Tom Lane wrote:
> Karl Wright <kwright@metacarta.com> writes:
>> Also, as I said before, I have done extensive query analysis and found
>> that the plans for the queries that are taking a long time are in fact
>> very reasonable. Here's an example from the application log of a query
>> that took way more time than its plan would seem to indicate it should:
>
>> [2007-06-18 09:39:49,797]ERROR Plan: Index Scan using i1181764142395 on
>> intrinsiclink (cost=0.00..14177.29 rows=5 width=253)
>> [2007-06-18 09:39:49,797]ERROR Plan: Index Cond: ((jobid = $2) AND
>> ((childidhash)::text = ($3)::text))
>> [2007-06-18 09:39:49,797]ERROR Plan: Filter: ((childid = ($4)::text)
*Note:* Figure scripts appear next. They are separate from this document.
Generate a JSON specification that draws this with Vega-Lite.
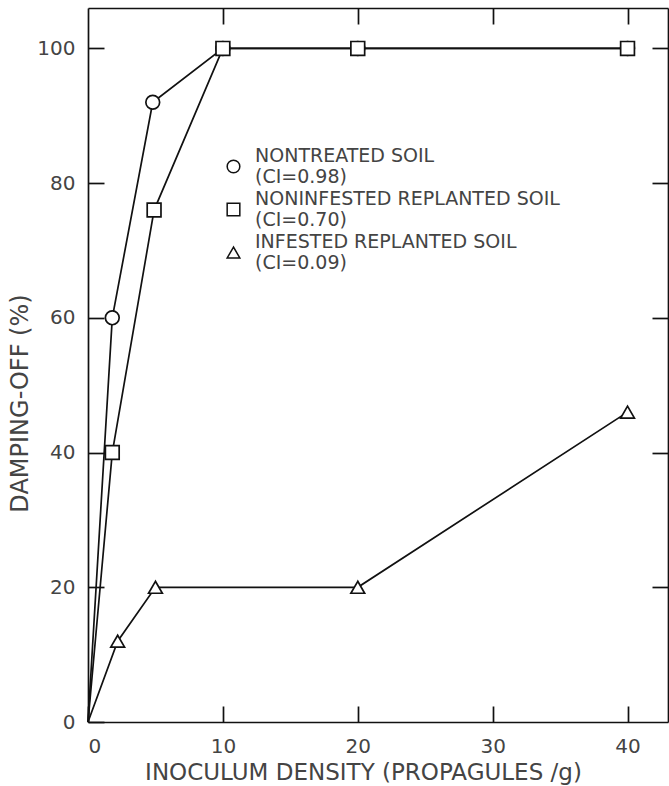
{
  "$schema": "https://vega.github.io/schema/vega-lite/v6.json",
  "width": 580,
  "height": 714,
  "autosize": {"type": "none"},
  "padding": {"left": 88, "top": 8, "right": 1, "bottom": 64},
  "background": "white",
  "config": {
    "view": {"stroke": null},
    "font": "DejaVu Sans",
    "axis": {
      "domainColor": "#111",
      "domainWidth": 1.7,
      "tickColor": "#111",
      "tickWidth": 1.7,
      "tickSize": -16,
      "grid": false,
      "labelFont": "DejaVu Sans",
      "labelFontSize": 20,
      "labelColor": "#444",
      "titleFont": "DejaVu Sans",
      "titleFontSize": 23,
      "titleFontWeight": "normal",
      "titleColor": "#444"
    }
  },
  "data": {
    "values": [
      {"series": "NONTREATED   SOIL|(CI=0.98)", "x": 0, "y": 0},
      {"series": "NONTREATED   SOIL|(CI=0.98)", "x": 1.8, "y": 60},
      {"series": "NONTREATED   SOIL|(CI=0.98)", "x": 4.8, "y": 92},
      {"series": "NONTREATED   SOIL|(CI=0.98)", "x": 10, "y": 100},
      {"series": "NONTREATED   SOIL|(CI=0.98)", "x": 20, "y": 100},
      {"series": "NONTREATED   SOIL|(CI=0.98)", "x": 40, "y": 100},
      {"series": "NONINFESTED   REPLANTED   SOIL|(CI=0.70)", "x": 0, "y": 0},
      {"series": "NONINFESTED   REPLANTED   SOIL|(CI=0.70)", "x": 1.8, "y": 40},
      {"series": "NONINFESTED   REPLANTED   SOIL|(CI=0.70)", "x": 4.9, "y": 76},
      {"series": "NONINFESTED   REPLANTED   SOIL|(CI=0.70)", "x": 10, "y": 100},
      {"series": "NONINFESTED   REPLANTED   SOIL|(CI=0.70)", "x": 20, "y": 100},
      {"series": "NONINFESTED   REPLANTED   SOIL|(CI=0.70)", "x": 40, "y": 100},
      {"series": "INFESTED   REPLANTED   SOIL|(CI=0.09)", "x": 0, "y": 0},
      {"series": "INFESTED   REPLANTED   SOIL|(CI=0.09)", "x": 2.2, "y": 12},
      {"series": "INFESTED   REPLANTED   SOIL|(CI=0.09)", "x": 5, "y": 20},
      {"series": "INFESTED   REPLANTED   SOIL|(CI=0.09)", "x": 20, "y": 20},
      {"series": "INFESTED   REPLANTED   SOIL|(CI=0.09)", "x": 40, "y": 46}
    ]
  },
  "layer": [
    {
      "mark": {"type": "line", "color": "#111", "strokeWidth": 1.7},
      "encoding": {
        "x": {
          "field": "x", "type": "quantitative",
          "scale": {"domain": [0, 43], "nice": false, "zero": false},
          "axis": {"orient": "bottom", "values": [0, 10, 20, 30, 40], "labelPadding": 30,
                   "title": "INOCULUM   DENSITY   (PROPAGULES /g)",
                   "titleX": 275, "titleY": 50, "titleBaseline": "middle", "titleAlign": "center"}
        },
        "y": {
          "field": "y", "type": "quantitative",
          "scale": {"domain": [0, 106], "nice": false, "zero": false},
          "axis": {"orient": "left", "values": [0, 20, 40, 60, 80, 100], "labelPadding": 29,
                   "title": "DAMPING-OFF   (%)", "titleFontSize": 24,
                   "titleX": -68, "titleY": 395, "titleBaseline": "middle", "titleAlign": "center", "titleAngle": -90}
        },
        "detail": {"field": "series"}
      }
    },
    {
      "transform": [{"filter": "datum.x > 0"}],
      "mark": {"type": "point", "filled": true, "fill": "white", "stroke": "#111", "strokeWidth": 1.7, "size": 190, "opacity": 1},
      "encoding": {
        "x": {
          "field": "x", "type": "quantitative",
          "axis": {"orient": "top", "values": [10, 20, 30, 40], "labels": false, "title": null}
        },
        "y": {
          "field": "y", "type": "quantitative",
          "axis": {"orient": "right", "values": [20, 40, 60, 80, 100], "labels": false, "title": null}
        },
        "shape": {
          "field": "series", "type": "nominal",
          "scale": {
            "domain": ["NONTREATED   SOIL|(CI=0.98)", "NONINFESTED   REPLANTED   SOIL|(CI=0.70)", "INFESTED   REPLANTED   SOIL|(CI=0.09)"],
            "range": ["circle", "square", "triangle-up"]
          },
          "legend": {
            "orient": "none",
            "legendX": 136,
            "legendY": 149,
            "title": null,
            "symbolSize": 160,
            "labelFont": "DejaVu Sans",
            "labelFontSize": 19,
            "labelBaseline": "line-bottom",
            "labelColor": "#444",
            "labelOffset": 12,
            "labelLimit": 500,
            "rowPadding": 2,
            "labelExpr": "split(datum.label, '|')",
            "encode": {
              "symbols": {"fill": {"value": "white"}, "stroke": {"value": "#333"}, "strokeWidth": {"value": 1.3}, "opacity": {"value": 1}}
            }
          }
        }
      }
    }
  ],
  "resolve": {"axis": {"x": "independent", "y": "independent"}}
}
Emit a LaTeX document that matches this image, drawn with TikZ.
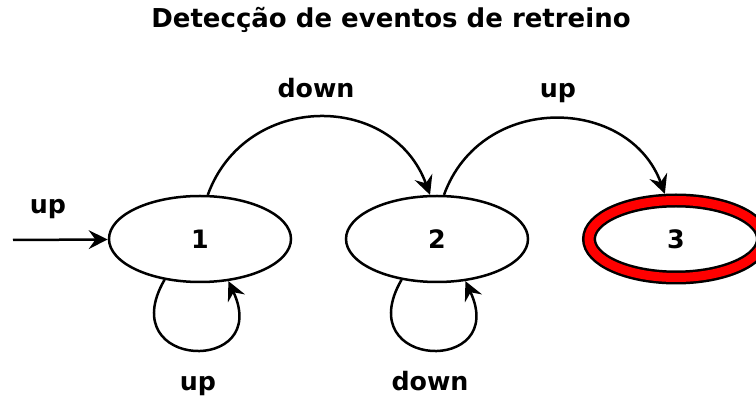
\documentclass[tikz,border=0pt]{standalone}
\usepackage{fontspec}
\setmainfont{DejaVu Sans}
\usetikzlibrary{arrows.meta,shapes.geometric}
\newlength{\du}
\setlength{\du}{0.75pt}
\definecolor{dialinecolor}{rgb}{0.000000, 0.000000, 0.000000}
\definecolor{finalcolor}{rgb}{1.000000, 0.000000, 0.000000}
\tikzset{
  state/.style={draw=dialinecolor, ellipse, line width=2.5\du, inner sep=0pt,
    minimum width=182\du, minimum height=86\du,
    font=\fontsize{19}{23}\selectfont\bfseries},
  final/.style={state, double=finalcolor, double distance=9\du,
    minimum width=174\du, minimum height=77\du},
  trans/.style={draw=dialinecolor, line width=2.5\du,
    -{Stealth[length=14.25pt,width=14pt,inset=5pt]}},
  lbl/.style={anchor=base, inner sep=0pt, font=\fontsize{19}{23}\selectfont\bfseries},
}

\begin{document}
\begin{tikzpicture}
\useasboundingbox (0\du,0\du) rectangle (756\du,-398\du);
% title
\node[lbl, font=\fontsize{19.5}{23}\selectfont\bfseries] (title) at (391\du,-28\du) {Detecção de eventos de retreino};
% states
\node[state] (s1) at (200\du,-239\du) {1};
\node[state] (s2) at (437\du,-239\du) {2};
\node[final] (s3) at (676\du,-239\du) {3};
% initial arrow
\coordinate (init) at (13\du,-240\du);
\draw[trans] (init) -- (s1);
\node[lbl] (l-init) at (48\du,-214\du) {up};
% transitions between states
\draw[trans] (s1.80) .. controls +(70:110\du) and +(110:110\du) .. (s2.99);
\node[lbl] (l-12) at (316\du,-98\du) {down};
\draw[trans, shorten >=6\du] (s2.81) .. controls +(70:110\du) and +(110:110\du) .. (s3.103);
\node[lbl] (l-23) at (558\du,-98\du) {up};
% self loops
\draw[trans] (s1.229) .. controls +(240:104\du) and +(295:104\du) .. (s1.304);
\node[lbl] (l-11) at (198\du,-391\du) {up};
\draw[trans] (s2.229) .. controls +(240:104\du) and +(295:104\du) .. (s2.304);
\node[lbl] (l-22) at (430\du,-391\du) {down};
\end{tikzpicture}
\end{document}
>> AND ((isnew = ($5)::bpchar) OR (isnew = ($6)::bpchar)))
>
> I see the discussion thread has moved on to consider lack-of-vacuuming
> as the main problem, but I didn't want to let this pass without
> comment. The above plan is not necessarily good at all --- it depends
> on how many rows are selected by the index condition alone (ie, jobid
> and childidhash) versus how many are selected by the index and filter
> conditions. If the index retrieves many rows, most of which are
> eliminated by the filter condition, it's still gonna take a long time.
>
> In this case it looks like the planner is afraid that that's exactly
> what will happen --- a cost of 14177 suggests that several thousand row
> fetches are expected to happen, and yet it's only predicting 5 rows out
> after the filter. It's using this plan anyway because it has no better
> alternative, but you should think about whether a different index
> definition would help.
>
> regards, tom lane
>
Well, that's odd, because the hash in question that it is using is the
SHA-1 hash of a URL. There's essentially one row per URL in this table.
Even with a large table I would not expect more than a couple of
collisions at most.
How does it arrive at that estimate of 14,000?
Karl